[Records provided start]
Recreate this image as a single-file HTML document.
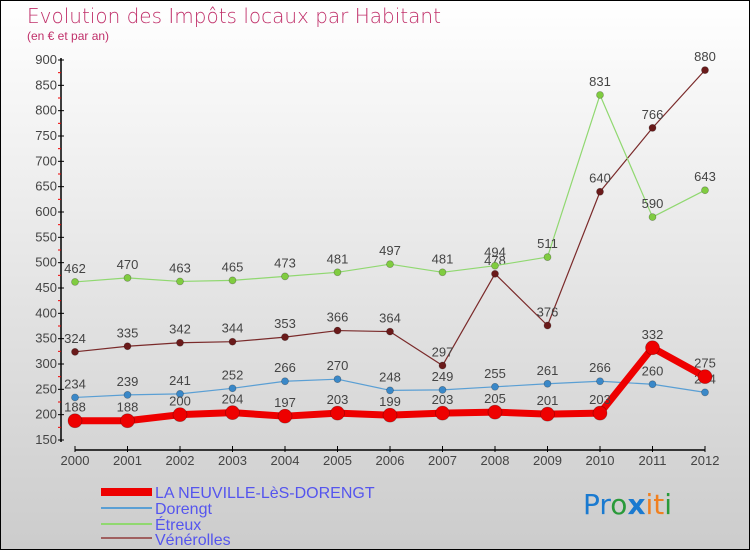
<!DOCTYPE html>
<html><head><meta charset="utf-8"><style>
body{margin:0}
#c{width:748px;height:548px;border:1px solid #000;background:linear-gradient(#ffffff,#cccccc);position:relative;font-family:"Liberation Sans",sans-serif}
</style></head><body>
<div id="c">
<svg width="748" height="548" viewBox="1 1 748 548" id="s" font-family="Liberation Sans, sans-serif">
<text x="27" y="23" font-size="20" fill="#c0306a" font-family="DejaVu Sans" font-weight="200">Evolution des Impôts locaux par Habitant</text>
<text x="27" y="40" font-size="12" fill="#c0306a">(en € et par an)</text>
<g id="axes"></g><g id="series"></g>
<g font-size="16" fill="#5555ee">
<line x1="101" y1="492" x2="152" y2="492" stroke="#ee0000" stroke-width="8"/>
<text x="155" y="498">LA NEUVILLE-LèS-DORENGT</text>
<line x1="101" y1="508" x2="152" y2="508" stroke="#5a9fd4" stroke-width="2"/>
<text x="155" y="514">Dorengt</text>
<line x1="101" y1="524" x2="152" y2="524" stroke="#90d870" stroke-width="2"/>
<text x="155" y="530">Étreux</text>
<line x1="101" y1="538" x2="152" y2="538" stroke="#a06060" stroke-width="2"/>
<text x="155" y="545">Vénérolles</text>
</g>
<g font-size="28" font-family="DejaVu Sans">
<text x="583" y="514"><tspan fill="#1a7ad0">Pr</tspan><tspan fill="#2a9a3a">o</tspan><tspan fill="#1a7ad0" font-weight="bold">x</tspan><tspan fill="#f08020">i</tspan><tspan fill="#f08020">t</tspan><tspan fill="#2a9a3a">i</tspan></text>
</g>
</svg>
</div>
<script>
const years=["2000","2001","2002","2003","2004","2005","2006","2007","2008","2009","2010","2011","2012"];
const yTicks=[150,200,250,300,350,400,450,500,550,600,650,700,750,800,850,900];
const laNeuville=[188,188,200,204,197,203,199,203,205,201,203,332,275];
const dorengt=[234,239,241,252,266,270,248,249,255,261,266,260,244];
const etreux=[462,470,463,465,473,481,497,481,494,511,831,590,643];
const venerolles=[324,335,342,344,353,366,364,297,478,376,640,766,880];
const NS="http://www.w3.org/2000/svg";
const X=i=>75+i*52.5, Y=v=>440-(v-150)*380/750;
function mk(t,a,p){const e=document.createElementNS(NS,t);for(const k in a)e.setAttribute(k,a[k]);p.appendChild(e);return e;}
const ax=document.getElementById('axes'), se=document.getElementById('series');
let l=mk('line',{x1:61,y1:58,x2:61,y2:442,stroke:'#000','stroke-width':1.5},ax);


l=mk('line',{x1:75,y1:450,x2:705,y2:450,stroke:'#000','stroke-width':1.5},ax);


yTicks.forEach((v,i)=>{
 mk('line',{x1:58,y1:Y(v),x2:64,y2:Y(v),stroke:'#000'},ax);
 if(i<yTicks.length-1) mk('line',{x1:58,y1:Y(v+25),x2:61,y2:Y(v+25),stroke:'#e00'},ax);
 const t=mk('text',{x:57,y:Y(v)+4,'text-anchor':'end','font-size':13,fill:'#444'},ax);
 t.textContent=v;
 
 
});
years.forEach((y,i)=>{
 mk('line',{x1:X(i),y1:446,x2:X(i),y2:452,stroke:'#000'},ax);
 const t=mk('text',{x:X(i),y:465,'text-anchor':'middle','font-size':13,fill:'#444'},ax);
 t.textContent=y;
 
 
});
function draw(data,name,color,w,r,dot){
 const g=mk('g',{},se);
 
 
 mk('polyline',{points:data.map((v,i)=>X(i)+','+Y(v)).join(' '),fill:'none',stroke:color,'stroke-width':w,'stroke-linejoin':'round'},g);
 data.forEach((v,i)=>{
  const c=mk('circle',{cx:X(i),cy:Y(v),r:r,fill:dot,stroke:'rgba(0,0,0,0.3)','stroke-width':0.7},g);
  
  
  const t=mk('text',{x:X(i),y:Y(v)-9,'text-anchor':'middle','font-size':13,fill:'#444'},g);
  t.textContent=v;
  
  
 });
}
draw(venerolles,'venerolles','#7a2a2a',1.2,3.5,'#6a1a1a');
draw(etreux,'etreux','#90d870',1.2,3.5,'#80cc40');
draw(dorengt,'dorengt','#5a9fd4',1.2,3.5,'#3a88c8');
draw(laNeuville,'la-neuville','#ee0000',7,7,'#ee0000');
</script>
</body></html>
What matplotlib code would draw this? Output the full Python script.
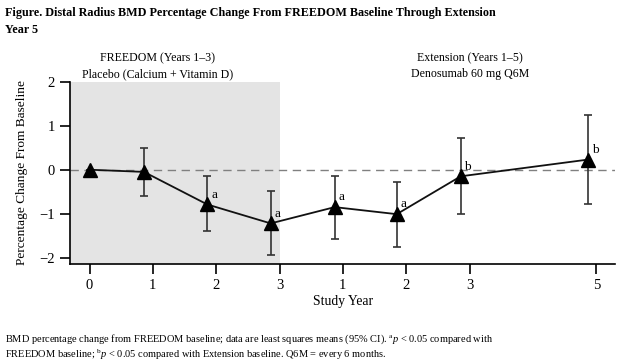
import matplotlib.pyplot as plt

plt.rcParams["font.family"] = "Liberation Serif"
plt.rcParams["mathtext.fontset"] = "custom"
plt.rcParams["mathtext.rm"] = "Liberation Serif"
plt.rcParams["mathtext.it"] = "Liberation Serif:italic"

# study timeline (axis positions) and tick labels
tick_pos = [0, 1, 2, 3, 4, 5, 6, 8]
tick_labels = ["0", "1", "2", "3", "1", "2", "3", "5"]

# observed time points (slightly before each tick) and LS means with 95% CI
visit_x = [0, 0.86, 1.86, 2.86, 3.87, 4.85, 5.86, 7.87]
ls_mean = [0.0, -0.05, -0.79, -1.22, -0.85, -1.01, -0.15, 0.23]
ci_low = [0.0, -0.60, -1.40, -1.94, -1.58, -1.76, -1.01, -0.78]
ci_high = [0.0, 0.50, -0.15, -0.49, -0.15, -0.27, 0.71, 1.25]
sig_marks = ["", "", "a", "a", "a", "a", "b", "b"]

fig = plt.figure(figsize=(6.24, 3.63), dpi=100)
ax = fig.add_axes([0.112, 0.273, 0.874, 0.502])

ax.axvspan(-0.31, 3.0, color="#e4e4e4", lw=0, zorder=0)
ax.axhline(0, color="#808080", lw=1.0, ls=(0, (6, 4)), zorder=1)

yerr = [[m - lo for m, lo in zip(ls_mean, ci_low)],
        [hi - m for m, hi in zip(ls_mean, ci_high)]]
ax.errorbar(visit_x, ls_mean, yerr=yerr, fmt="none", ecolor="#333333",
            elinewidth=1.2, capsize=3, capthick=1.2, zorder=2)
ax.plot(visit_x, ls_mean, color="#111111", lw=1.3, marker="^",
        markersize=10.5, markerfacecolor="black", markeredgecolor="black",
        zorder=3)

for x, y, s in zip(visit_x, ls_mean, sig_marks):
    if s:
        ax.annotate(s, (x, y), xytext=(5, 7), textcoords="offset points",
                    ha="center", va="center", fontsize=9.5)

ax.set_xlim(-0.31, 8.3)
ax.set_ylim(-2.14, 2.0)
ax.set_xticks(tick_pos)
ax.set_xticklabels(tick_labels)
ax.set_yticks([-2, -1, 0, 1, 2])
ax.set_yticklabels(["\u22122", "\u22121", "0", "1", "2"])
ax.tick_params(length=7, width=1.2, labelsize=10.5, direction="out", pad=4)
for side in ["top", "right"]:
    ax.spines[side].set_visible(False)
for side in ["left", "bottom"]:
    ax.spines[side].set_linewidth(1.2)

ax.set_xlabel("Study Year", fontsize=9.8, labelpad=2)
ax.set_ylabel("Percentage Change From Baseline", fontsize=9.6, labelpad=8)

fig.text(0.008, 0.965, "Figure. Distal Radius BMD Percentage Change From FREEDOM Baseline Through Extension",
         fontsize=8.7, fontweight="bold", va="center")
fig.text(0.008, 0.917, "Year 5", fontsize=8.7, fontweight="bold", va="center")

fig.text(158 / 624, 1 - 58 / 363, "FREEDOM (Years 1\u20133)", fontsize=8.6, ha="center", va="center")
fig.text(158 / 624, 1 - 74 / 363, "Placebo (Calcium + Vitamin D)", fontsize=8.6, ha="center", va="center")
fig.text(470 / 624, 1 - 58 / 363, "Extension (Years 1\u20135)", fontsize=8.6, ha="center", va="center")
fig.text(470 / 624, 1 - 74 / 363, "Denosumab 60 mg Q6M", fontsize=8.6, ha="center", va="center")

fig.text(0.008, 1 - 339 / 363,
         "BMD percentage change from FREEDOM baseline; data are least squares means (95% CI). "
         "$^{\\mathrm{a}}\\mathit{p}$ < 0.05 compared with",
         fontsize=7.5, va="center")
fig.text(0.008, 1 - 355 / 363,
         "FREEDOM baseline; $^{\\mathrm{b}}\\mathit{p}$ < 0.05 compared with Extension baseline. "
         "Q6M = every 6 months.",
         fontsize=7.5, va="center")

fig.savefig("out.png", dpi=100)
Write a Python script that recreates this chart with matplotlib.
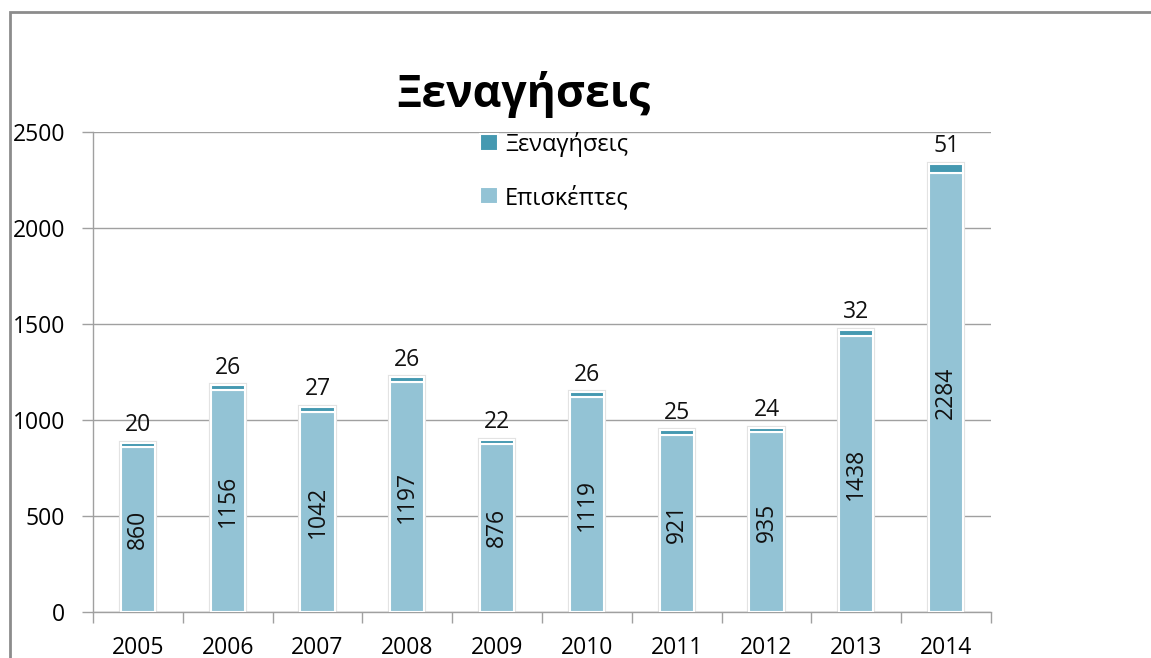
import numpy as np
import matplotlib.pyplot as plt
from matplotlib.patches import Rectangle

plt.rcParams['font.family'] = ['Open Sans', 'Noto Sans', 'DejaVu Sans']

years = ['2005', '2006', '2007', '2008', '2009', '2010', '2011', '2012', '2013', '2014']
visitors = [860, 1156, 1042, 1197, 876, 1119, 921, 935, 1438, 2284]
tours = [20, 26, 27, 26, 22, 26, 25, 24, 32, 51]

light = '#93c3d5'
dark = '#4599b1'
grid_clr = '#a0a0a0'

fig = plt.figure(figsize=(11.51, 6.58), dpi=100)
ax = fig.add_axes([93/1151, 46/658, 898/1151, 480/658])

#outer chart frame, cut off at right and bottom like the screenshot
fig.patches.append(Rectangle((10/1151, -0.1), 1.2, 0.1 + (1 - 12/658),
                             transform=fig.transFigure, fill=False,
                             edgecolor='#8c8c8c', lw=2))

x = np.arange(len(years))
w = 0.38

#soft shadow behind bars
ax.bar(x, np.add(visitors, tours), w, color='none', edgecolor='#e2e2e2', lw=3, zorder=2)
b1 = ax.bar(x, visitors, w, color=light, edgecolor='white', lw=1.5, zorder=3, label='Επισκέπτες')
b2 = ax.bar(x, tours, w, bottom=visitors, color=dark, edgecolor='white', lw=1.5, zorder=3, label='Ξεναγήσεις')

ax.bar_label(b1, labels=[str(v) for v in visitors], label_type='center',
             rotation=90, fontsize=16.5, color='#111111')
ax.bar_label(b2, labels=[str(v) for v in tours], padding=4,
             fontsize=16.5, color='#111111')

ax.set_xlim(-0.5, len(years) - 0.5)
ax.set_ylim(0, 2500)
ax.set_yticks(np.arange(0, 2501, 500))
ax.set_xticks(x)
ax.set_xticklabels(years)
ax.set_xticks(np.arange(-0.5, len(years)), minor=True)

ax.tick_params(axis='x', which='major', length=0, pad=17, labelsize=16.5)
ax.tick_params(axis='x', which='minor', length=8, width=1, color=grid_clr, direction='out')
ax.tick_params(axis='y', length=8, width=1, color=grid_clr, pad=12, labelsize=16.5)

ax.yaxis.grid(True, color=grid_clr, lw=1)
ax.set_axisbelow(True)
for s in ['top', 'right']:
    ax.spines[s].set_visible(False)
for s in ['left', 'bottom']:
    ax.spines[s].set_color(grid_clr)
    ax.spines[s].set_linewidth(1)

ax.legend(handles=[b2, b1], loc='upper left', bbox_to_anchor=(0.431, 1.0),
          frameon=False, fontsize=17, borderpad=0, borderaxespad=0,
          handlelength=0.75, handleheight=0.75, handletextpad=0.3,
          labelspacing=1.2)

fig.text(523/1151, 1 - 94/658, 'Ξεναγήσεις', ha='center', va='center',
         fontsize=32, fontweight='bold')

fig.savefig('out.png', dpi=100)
[Records provided end]
Lines from the one with "Write a Python" through the one with "ax = fig.add_axes([93/1151, 46/658, 898/1151, 480/658])" are the only ones to quote. Quote them exactly and leave out pictures.

Complete response =>
Write a Python script that recreates this chart with matplotlib.
import numpy as np
import matplotlib.pyplot as plt
from matplotlib.patches import Rectangle

plt.rcParams['font.family'] = ['Open Sans', 'Noto Sans', 'DejaVu Sans']

years = ['2005', '2006', '2007', '2008', '2009', '2010', '2011', '2012', '2013', '2014']
visitors = [860, 1156, 1042, 1197, 876, 1119, 921, 935, 1438, 2284]
tours = [20, 26, 27, 26, 22, 26, 25, 24, 32, 51]

light = '#93c3d5'
dark = '#4599b1'
grid_clr = '#a0a0a0'

fig = plt.figure(figsize=(11.51, 6.58), dpi=100)
ax = fig.add_axes([93/1151, 46/658, 898/1151, 480/658])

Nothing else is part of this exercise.